• _Exercise details_:
Starting at the line containing "Generate a web" and ending at the line containing "let mychart = echarts.init(chartDom);", reproduce each line exactly as written, with both end lines included and all pictures omitted.
┄┄┄┄┄┄┄┄┄┄
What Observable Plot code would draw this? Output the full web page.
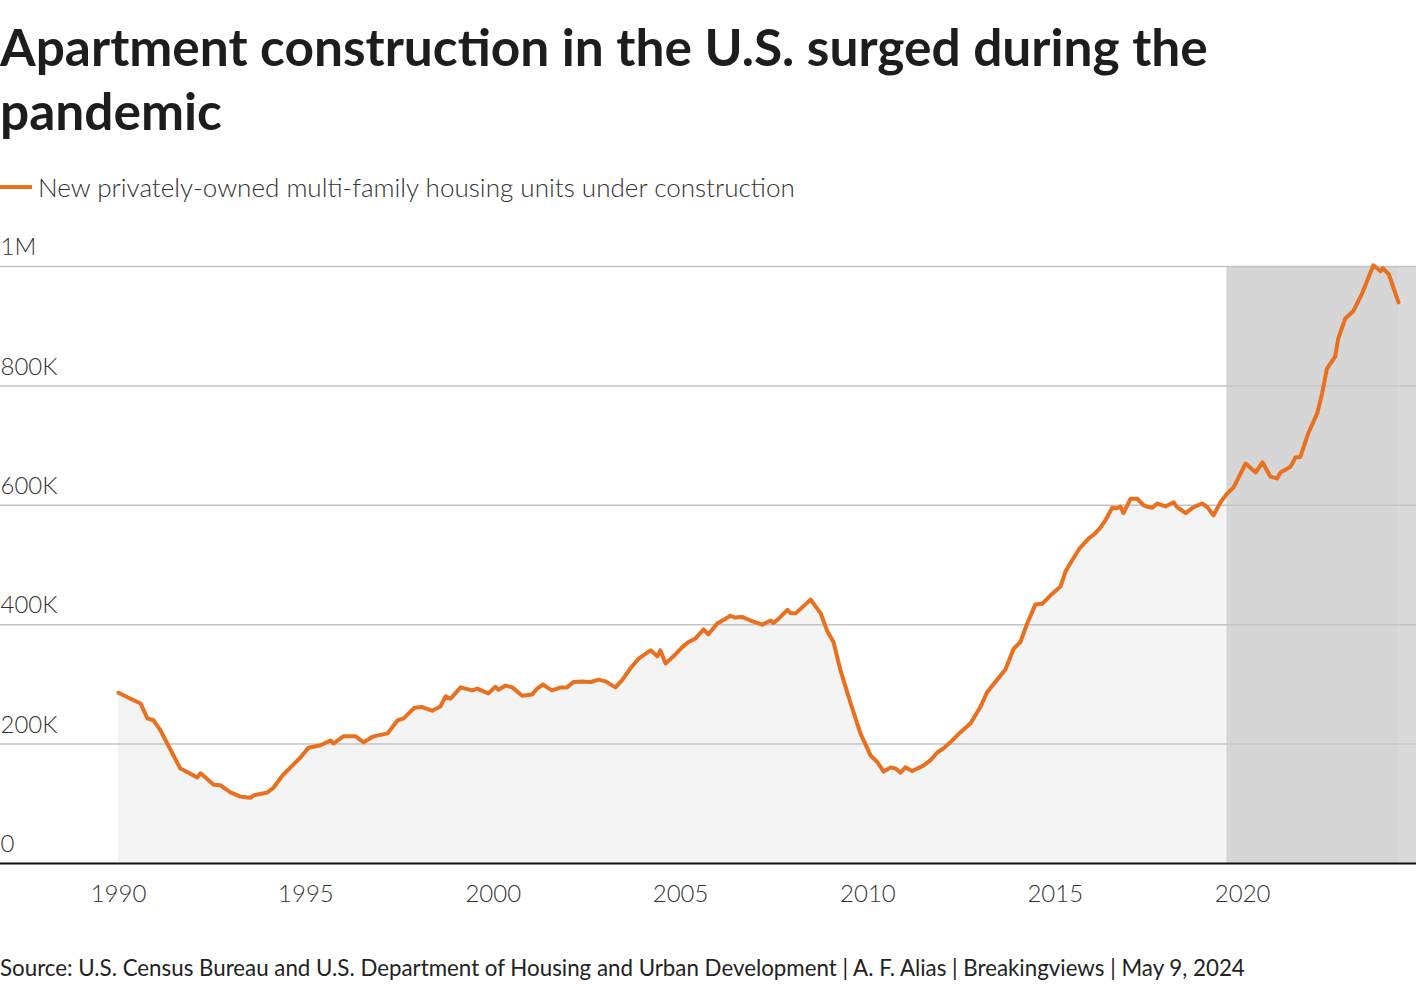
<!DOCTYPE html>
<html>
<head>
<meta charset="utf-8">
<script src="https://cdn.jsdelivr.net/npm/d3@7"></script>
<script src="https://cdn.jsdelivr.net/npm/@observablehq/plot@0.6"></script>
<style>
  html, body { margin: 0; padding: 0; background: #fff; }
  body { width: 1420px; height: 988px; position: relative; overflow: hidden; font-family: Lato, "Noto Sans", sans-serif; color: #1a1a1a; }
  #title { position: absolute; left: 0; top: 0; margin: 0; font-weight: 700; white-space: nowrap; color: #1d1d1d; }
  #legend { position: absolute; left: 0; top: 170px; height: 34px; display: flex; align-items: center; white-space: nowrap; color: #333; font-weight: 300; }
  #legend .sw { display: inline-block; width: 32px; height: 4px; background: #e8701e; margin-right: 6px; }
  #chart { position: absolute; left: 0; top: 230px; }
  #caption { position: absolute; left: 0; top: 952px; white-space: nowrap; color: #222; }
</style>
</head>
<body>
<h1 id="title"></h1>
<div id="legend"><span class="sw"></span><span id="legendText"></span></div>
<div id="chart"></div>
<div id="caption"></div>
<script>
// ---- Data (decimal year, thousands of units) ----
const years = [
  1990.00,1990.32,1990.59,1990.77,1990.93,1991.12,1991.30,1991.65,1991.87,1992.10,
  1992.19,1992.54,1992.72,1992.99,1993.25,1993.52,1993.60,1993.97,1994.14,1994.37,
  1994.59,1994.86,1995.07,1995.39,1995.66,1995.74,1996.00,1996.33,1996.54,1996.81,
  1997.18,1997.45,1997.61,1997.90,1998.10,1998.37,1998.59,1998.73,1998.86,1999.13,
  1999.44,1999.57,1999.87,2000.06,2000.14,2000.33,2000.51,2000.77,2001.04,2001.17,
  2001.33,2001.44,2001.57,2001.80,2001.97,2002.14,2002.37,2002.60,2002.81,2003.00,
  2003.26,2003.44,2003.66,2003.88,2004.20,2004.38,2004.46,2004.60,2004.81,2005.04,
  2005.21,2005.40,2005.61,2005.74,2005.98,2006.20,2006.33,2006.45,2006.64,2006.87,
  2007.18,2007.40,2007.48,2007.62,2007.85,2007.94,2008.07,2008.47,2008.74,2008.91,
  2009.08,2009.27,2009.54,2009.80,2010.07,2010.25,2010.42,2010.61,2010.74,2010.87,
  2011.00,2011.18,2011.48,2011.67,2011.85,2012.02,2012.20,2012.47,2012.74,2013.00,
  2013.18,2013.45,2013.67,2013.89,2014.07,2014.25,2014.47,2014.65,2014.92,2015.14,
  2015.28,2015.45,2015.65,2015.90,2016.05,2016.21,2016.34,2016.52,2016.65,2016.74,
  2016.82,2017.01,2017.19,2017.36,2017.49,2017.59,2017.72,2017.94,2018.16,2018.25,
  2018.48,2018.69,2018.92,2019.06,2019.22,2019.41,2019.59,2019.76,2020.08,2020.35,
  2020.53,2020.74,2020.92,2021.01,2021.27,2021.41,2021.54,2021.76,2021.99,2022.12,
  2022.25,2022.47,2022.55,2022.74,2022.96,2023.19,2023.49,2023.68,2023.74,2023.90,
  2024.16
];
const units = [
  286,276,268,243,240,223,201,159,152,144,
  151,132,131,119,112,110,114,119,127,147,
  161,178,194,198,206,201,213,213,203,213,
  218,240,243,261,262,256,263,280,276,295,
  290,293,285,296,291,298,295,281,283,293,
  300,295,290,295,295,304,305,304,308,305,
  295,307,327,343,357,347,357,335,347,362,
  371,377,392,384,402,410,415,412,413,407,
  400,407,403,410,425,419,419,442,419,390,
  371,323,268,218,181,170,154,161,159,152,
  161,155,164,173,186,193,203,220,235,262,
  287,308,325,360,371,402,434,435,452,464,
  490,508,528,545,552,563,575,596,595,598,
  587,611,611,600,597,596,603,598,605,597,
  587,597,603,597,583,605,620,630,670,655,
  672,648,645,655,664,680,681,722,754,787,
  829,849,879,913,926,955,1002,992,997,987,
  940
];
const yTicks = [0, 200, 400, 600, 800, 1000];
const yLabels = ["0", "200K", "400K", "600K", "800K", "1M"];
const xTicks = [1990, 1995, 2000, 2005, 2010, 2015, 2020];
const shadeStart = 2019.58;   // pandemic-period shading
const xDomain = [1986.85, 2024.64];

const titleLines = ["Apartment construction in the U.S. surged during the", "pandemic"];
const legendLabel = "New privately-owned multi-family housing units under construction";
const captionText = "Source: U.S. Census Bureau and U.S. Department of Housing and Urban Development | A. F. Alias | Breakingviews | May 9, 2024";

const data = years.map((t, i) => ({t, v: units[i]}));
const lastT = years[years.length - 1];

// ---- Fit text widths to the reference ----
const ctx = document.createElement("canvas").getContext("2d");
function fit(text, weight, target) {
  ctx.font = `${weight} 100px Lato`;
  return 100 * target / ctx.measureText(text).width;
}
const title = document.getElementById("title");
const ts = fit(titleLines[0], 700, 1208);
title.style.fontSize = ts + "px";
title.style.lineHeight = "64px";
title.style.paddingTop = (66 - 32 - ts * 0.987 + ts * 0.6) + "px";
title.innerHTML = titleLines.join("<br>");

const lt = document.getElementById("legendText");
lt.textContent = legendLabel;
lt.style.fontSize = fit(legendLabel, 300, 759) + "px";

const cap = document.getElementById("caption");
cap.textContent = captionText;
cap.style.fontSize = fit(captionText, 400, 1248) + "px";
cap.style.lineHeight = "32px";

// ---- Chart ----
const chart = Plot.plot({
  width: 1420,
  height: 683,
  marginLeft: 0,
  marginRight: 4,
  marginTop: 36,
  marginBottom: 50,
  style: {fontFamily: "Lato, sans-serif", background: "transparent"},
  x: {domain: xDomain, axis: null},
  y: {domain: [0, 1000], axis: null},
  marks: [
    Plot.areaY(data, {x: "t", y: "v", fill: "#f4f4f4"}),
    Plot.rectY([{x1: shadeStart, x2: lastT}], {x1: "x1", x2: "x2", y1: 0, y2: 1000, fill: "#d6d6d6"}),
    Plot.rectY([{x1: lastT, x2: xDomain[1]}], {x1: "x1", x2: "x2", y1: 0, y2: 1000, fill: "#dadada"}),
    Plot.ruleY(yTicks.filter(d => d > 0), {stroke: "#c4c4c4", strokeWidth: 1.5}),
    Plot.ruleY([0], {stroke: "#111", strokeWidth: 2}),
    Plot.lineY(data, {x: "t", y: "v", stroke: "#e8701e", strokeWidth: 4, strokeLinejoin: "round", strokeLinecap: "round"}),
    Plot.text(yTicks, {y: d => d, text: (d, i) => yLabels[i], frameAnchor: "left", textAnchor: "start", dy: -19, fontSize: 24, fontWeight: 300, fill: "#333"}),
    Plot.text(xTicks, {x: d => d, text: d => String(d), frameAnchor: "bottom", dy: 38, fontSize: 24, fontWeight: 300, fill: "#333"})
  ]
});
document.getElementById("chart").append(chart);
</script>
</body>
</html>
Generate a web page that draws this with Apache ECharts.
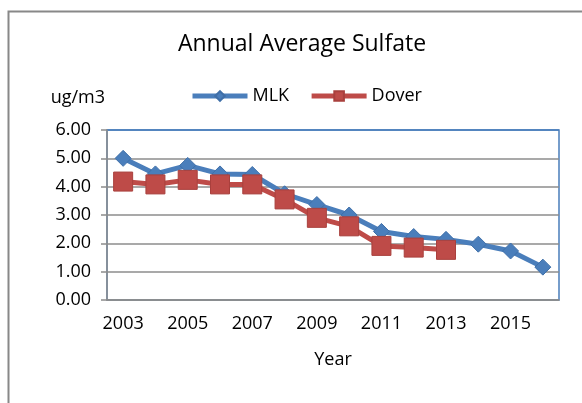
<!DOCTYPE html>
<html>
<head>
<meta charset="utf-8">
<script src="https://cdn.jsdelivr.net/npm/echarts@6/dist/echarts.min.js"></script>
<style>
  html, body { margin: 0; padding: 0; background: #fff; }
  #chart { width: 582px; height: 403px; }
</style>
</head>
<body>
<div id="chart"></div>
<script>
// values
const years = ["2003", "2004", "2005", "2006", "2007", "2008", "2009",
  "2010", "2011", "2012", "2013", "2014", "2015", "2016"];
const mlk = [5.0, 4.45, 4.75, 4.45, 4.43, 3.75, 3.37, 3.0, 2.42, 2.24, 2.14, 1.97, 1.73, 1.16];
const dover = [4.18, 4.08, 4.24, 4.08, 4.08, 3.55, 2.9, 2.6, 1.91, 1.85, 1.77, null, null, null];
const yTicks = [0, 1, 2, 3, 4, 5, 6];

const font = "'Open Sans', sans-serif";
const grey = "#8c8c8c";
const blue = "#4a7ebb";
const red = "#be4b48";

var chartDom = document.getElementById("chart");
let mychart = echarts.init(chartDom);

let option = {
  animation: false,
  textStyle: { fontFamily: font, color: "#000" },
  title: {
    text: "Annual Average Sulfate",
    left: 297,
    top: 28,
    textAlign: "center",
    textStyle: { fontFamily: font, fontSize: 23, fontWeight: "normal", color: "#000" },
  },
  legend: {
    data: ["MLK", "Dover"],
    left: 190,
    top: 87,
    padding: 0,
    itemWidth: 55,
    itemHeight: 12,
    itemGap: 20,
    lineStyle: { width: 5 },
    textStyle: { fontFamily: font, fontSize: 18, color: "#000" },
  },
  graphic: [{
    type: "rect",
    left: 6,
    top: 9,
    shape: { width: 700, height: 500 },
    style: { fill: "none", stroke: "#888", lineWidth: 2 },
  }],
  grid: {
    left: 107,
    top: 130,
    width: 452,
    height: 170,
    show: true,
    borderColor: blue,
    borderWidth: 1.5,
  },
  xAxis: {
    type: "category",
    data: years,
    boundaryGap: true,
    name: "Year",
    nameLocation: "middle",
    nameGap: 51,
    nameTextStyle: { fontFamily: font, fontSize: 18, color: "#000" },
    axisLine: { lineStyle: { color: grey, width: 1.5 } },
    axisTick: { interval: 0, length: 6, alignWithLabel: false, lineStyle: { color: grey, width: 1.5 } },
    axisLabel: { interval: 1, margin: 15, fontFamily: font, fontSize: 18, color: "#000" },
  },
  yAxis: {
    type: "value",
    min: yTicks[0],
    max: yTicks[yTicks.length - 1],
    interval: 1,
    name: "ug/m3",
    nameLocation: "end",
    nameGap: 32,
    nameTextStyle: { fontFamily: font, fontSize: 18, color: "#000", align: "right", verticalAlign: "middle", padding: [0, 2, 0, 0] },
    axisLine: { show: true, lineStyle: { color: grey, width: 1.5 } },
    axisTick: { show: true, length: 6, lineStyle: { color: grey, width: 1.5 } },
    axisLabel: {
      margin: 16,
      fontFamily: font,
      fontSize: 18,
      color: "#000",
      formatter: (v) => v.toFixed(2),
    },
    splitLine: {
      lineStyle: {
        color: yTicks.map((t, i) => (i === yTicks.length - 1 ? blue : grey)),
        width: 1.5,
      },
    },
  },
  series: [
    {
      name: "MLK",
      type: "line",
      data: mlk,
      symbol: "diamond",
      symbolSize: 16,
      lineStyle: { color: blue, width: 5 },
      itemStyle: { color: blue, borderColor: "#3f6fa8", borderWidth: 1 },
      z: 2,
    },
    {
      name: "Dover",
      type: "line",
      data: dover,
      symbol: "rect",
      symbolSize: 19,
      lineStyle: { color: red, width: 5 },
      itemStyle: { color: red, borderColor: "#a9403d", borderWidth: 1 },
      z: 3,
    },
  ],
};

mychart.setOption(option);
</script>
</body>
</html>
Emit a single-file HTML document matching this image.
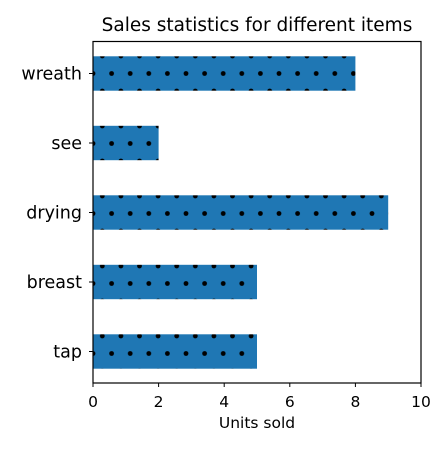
┄┄┄┄┄┄┄┄┄┄
• _Answer below_:
Generate a web page that draws this with Apache ECharts.
<!DOCTYPE html>
<html>
<head>
<meta charset="utf-8">
<script src="https://cdn.jsdelivr.net/npm/echarts@6/dist/echarts.min.js"></script>
<style>
  html, body { margin: 0; padding: 0; background: #fff; }
  #chart { width: 582px; height: 403px; }
</style>
</head>
<body>
<div id="chart"></div>
<script>
// values
const years = ["2003", "2004", "2005", "2006", "2007", "2008", "2009",
  "2010", "2011", "2012", "2013", "2014", "2015", "2016"];
const mlk = [5.0, 4.45, 4.75, 4.45, 4.43, 3.75, 3.37, 3.0, 2.42, 2.24, 2.14, 1.97, 1.73, 1.16];
const dover = [4.18, 4.08, 4.24, 4.08, 4.08, 3.55, 2.9, 2.6, 1.91, 1.85, 1.77, null, null, null];
const yTicks = [0, 1, 2, 3, 4, 5, 6];

const font = "'Open Sans', sans-serif";
const grey = "#8c8c8c";
const blue = "#4a7ebb";
const red = "#be4b48";

var chartDom = document.getElementById("chart");
let mychart = echarts.init(chartDom);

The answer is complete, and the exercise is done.